The MIE team is led by Gina Olson and includes Erin Baker, Muge Capan, Chaitra Gopalappa, Meghan Huber, Ana Muriel, Shannon Roberts, Yanfei Xu, and Golbon Zakeri.
“Through the power of collaboration, UMass ADVANCE provides knowledge-driven research and solutions for faculty equity,” explains the organization’s website. “Priority mentoring areas for these competitive grants include projects aimed at helping faculty build inclusive mentoring communities, engage in collaborative research teams, and participate in equitable and shared decision-making.”
According to the MIE team’s ADVANCE proposal, the Women in Mechanical and Industrial Engineering project seeks to build a peer-support network, research partnerships, and a mutual feeling of belonging among the female faculty in the MIE department “in spite of logistical challenges of our separate locations, different ranks, and specialties.”
As the proposal explains, the nine-person team specifically plans a four-pronged approach within the MIE department. The team will develop peer-mentoring ties within ranks and among the ranks. It will create mutual-support mechanisms “for challenges inherent to faculty life.” It will cultivate social ties among female faculty members “in order to build a feeling of belonging and reduce isolation.” Finally, the team will attempt to improve the experience of future new female faculty as they start within the department.

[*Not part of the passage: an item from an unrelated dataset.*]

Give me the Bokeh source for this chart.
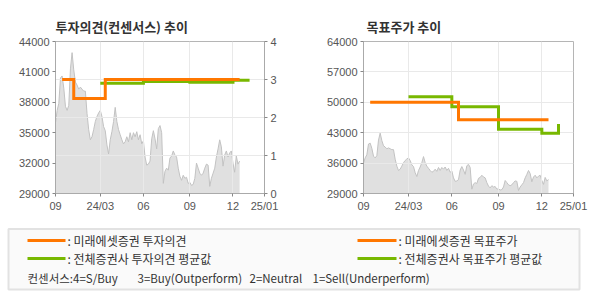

According to its website, “ADVANCE cultivates faculty equity, inclusion, and success by providing the resources, recognition, and relationship-building that are critical for equitable and successful collaboration in the 21st-century academy.”
Each UMass ADVANCE grant is funded by a five-year (2018-23), $3.1-million, National Science Foundation grant to support gender and intersectional equity for faculty in science, technology, engineering, and mathematics (STEM) fields. The UMass ADVANCE program draws on the power of collaboration to support equity among faculty by gender, race/ethnicity, sexuality, gender identity, and nationality. (May 2023)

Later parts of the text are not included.